Seminar diisi dengan materi dari dua pembicara yaitu Prof. Dr. Heddy Shri Ahimsa Putra, MA., M.Phil. dan Prof. Dra. Novita Dewi, M.S., M.A. (Hons), Ph.D. Materi kedua berkaitan dengan sastra dan masalah-masalah tentang dunia, kemanusiaan, serta lingkungan alam. Setelah sesi pemaparan materi oleh narasumber,, moderator memberikan kesempatan bagi peserta seminar untuk mengajukan pertanyaan pada sesi tanya jawab.
Diantara beberapa peserta yang mengajukan pertanyaan, terdapat salah satu penanya yang memiliki pertanyaan unik mengenai perkembangan sastra dalam situs kepenulisan yang dianggap kurang bijak atau justru menuju ke arah negatif seperti sensualitas.
Penanya dari Universitas Riau (UNRI) bernama Sandewa yang mengikuti seminar melalui Zoom secara spesifik bertanya, “Bagaimana pandangan Prof. terhadap fenomena platform kepenulisan (Wattpad, Storial.co, Jotter, Fizzo, dll) yang banyak menyuburkan penulis-penulis yang cukup seksis hanya menonjolkan sisi sensualitas, tetapi minim sekali memasukkan unsur-unsur sastra. Berbeda dengan misalnya Putu Wijaya (Ratu), NH Dini (Pada Sebuah Kapal), Armijn Pane (Roman Belenggu), cerita seksualnya justru sarat sastra. Malah kelihatannya Serat Centini jauh lebih berwibawa ketimbang penulis-penulis di platform online itu?”
Pertanyaan itu kemudian dijawab oleh Prof. Heddy dan dikaitkan dengan kritik sastra. Satu-satunya cara menanggapi isu semacam itu adalah harus dibahas secara ilmiah dan diberi kritik secara tegas. Kritik sastra harus benar-benar dijalankan dan dapat dilaksanakan melalui cara paling praktis seperti WhatsApp Group. Kritik secara tegas dan frontal bertujuan agar penerima kritik tahu dan kemudian diberikan solusi mengenai bagaimana menulis sastra yang bijak. Prof. Heddy mengatakan bahwa boleh jadi mereka, penulis seksis tersebut melakukan hal itu karena tidak tahu. Penulis tersebut baru saja mulai bersastra, bisa jadi belum begitu paham.

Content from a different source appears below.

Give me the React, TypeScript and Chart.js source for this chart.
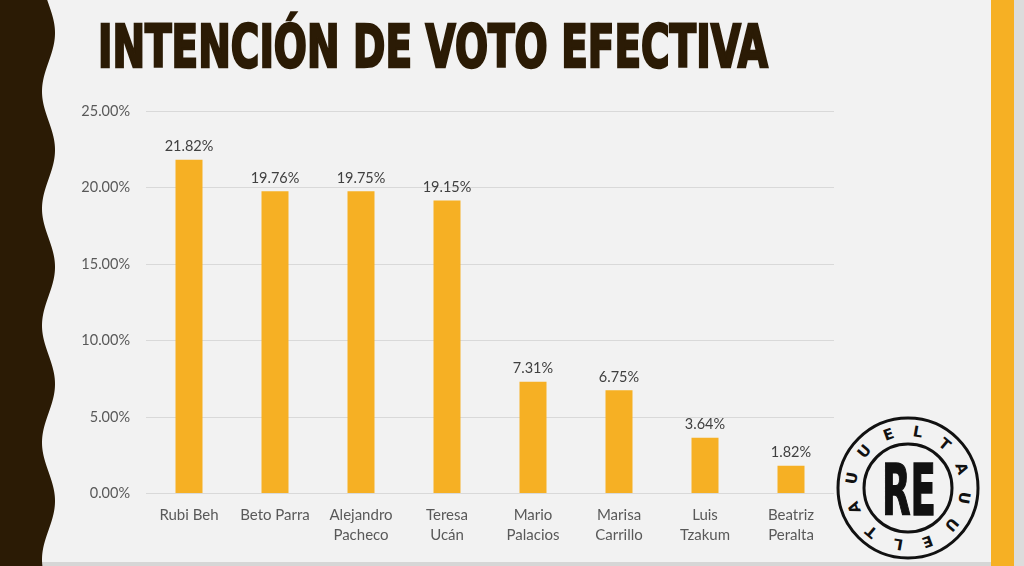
import React, { useEffect, useRef } from "react";
import { Chart, registerables } from "chart.js";

Chart.register(...registerables);

const TITLE = "INTENCIÓN DE VOTO EFECTIVA";
const CATEGORIES: (string | string[])[] = [
  "Rubi Beh",
  "Beto Parra",
  ["Alejandro", "Pacheco"],
  ["Teresa", "Ucán"],
  ["Mario", "Palacios"],
  ["Marisa", "Carrillo"],
  ["Luis", "Tzakum"],
  ["Beatriz", "Peralta"],
];
const VALUES = [21.82, 19.76, 19.75, 19.15, 7.31, 6.75, 3.64, 1.82];
const Y_MIN = 0;
const Y_MAX = 25;
const Y_STEP = 5;
const RING_LETTERS = ["U", "E", "L", "T", "A", "U", "U", "E", "L", "T", "A", "U"];
const LOGO_CENTER = "RE";

const BROWN = "#2B1B05";
const BAR = "#F6B024";
const BG = "#F2F2F2";
const FONT = "Lato, 'Open Sans', sans-serif";

function wavePath(): string {
  const pts: string[] = ["M0,0"];
  for (let y = 0; y <= 566; y += 2) {
    const x = 48.5 + 6.5 * Math.cos((2 * Math.PI * (y - 33)) / 117);
    pts.push(`L${x.toFixed(2)},${y}`);
  }
  pts.push("L0,566 Z");
  return pts.join(" ");
}

const labelPlugin = {
  id: "valueLabels",
  afterDatasetsDraw(chart: any) {
    const ctx = chart.ctx;
    const meta = chart.getDatasetMeta(0);
    ctx.save();
    ctx.font = `14.5px ${FONT}`;
    ctx.fillStyle = "#404040";
    ctx.textAlign = "center";
    ctx.textBaseline = "middle";
    meta.data.forEach((bar: any, i: number) => {
      ctx.fillText(VALUES[i].toFixed(2) + "%", bar.x, bar.y - 13);
    });
    ctx.restore();
  },
};

function BarChart() {
  const ref = useRef<HTMLCanvasElement | null>(null);
  useEffect(() => {
    if (!ref.current) return;
    const chart = new Chart(ref.current, {
      type: "bar",
      data: {
        labels: CATEGORIES,
        datasets: [
          {
            data: VALUES,
            backgroundColor: BAR,
            borderWidth: 0,
            barPercentage: 0.314,
            categoryPercentage: 1,
          },
        ],
      },
      options: {
        responsive: false,
        animation: false,
        events: [],
        layout: { padding: { left: 76, top: 111, right: 190, bottom: 12.5 } },
        plugins: { legend: { display: false }, tooltip: { enabled: false } },
        scales: {
          x: {
            grid: { display: false, drawTicks: false },
            border: { display: false },
            ticks: {
              color: "#595959",
              font: { family: FONT, size: 15, lineHeight: 20 / 15 },
              padding: 12,
              maxRotation: 0,
              autoSkip: false,
            },
            afterFit: (s: any) => {
              s.height = 60;
            },
          },
          y: {
            min: Y_MIN,
            max: Y_MAX,
            grid: { color: "#D9D9D9", lineWidth: 1, drawTicks: false },
            border: { display: false },
            ticks: {
              stepSize: Y_STEP,
              color: "#595959",
              font: { family: FONT, size: 14.5 },
              padding: 16,
              callback: (v: any) => Number(v).toFixed(2) + "%",
            },
            afterFit: (s: any) => {
              s.width = 70;
            },
          },
        },
      },
      plugins: [labelPlugin],
    });
    return () => chart.destroy();
  }, []);
  return (
    <canvas
      ref={ref}
      width={1024}
      height={566}
      style={{ position: "absolute", left: 0, top: 0, width: 1024, height: 566 }}
    />
  );
}

function Logo() {
  const cx = 908;
  const cy = 488;
  return (
    <g>
      <circle cx={cx} cy={cy} r={70} fill="none" stroke="#111" strokeWidth={3} />
      <circle cx={cx} cy={cy} r={44} fill="none" stroke="#111" strokeWidth={3} />
      {RING_LETTERS.map((ch, i) => {
        const ang = -140 + 30 * i;
        return (
          <text
            key={i}
            x={cx}
            y={cy - 57}
            textAnchor="middle"
            dominantBaseline="central"
            transform={`rotate(${ang + 90} ${cx} ${cy})`}
            fontFamily="'DejaVu Sans', sans-serif"
            fontWeight="bold"
            fontSize={15}
            fill="#111"
          >
            {ch}
          </text>
        );
      })}
      <text
        x={cx - 26}
        y={cy + 27}
        textLength={54}
        lengthAdjust="spacingAndGlyphs"
        fontFamily="'DejaVu Sans Condensed', 'Liberation Sans Narrow', 'DejaVu Sans', sans-serif"
        fontWeight="bold"
        fontSize={72}
        fill="#111"
        stroke="#111"
        strokeWidth={1.5}
      >
        {LOGO_CENTER}
      </text>
    </g>
  );
}

export default function App() {
  return (
    <div
      style={{
        position: "absolute",
        left: 0,
        top: 0,
        width: 1024,
        height: 566,
        overflow: "hidden",
        background: BG,
      }}
    >
      <svg
        width={1024}
        height={566}
        style={{ position: "absolute", left: 0, top: 0 }}
      >
        <rect x={0} y={562} width={1024} height={4} fill="#D6D6D6" />
        <rect x={991} y={0} width={23} height={566} fill={BAR} />
        <rect x={1014} y={0} width={10} height={566} fill="#DCDCDC" />
        <path d={wavePath()} fill={BROWN} />
        <text
          x={98}
          y={66.7}
          textLength={670}
          lengthAdjust="spacingAndGlyphs"
          fontFamily="'DejaVu Sans Condensed', 'Liberation Sans Narrow', 'DejaVu Sans', sans-serif"
          fontWeight="bold"
          fontSize={59.5}
          fill={BROWN}
          stroke={BROWN}
          strokeWidth={2.5}
        >
          {TITLE}
        </text>
        <Logo />
      </svg>
      <BarChart />
    </div>
  );
}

Prof. Heddy mengingatkan kembali bagaimana menghadapi situasi disaat menemui hal-hal seperti itu adalah dengan menjadikan pelajaran dan mengajak mereka untuk membuat sastra yang lebih baik. Beliau mengkritisi bahwa kritik sastra inilah yang sebenarnya belum dijalani dengan baik, “Kita ini kadang-kadang kurang berani mengkritik karya sastra. Mungkin agak sungkan” ucapnya dalam seminar.
Beliau juga mengamati bagaimana majalah New York Times yang berisikan kritik sastra di hari-hari tertentu dan beberapa book review yang luar biasa. Hal itu membuatnya memahami bagaimana mengkritisi karya-karya. Baginya, penting memberi pesan kepada penulis karya yang hanya berfokus pada sensualitas, bahwa karya yang mereka buat kurang mulia. Dengan teguran itu, diaharapkan meraka bisa berubah dan menjadi sastrawan yang lebih baik. Kita hanya bisa berasumsi bahwa mereka tidak begitu paham dan hanya menganggap karya seperti itulah yang laku di pasaran. Setidaknya teguran itu nantinya akan merubah pandangan mereka bahwa karya sastra tidak untuk sekedar laku dan “saru”.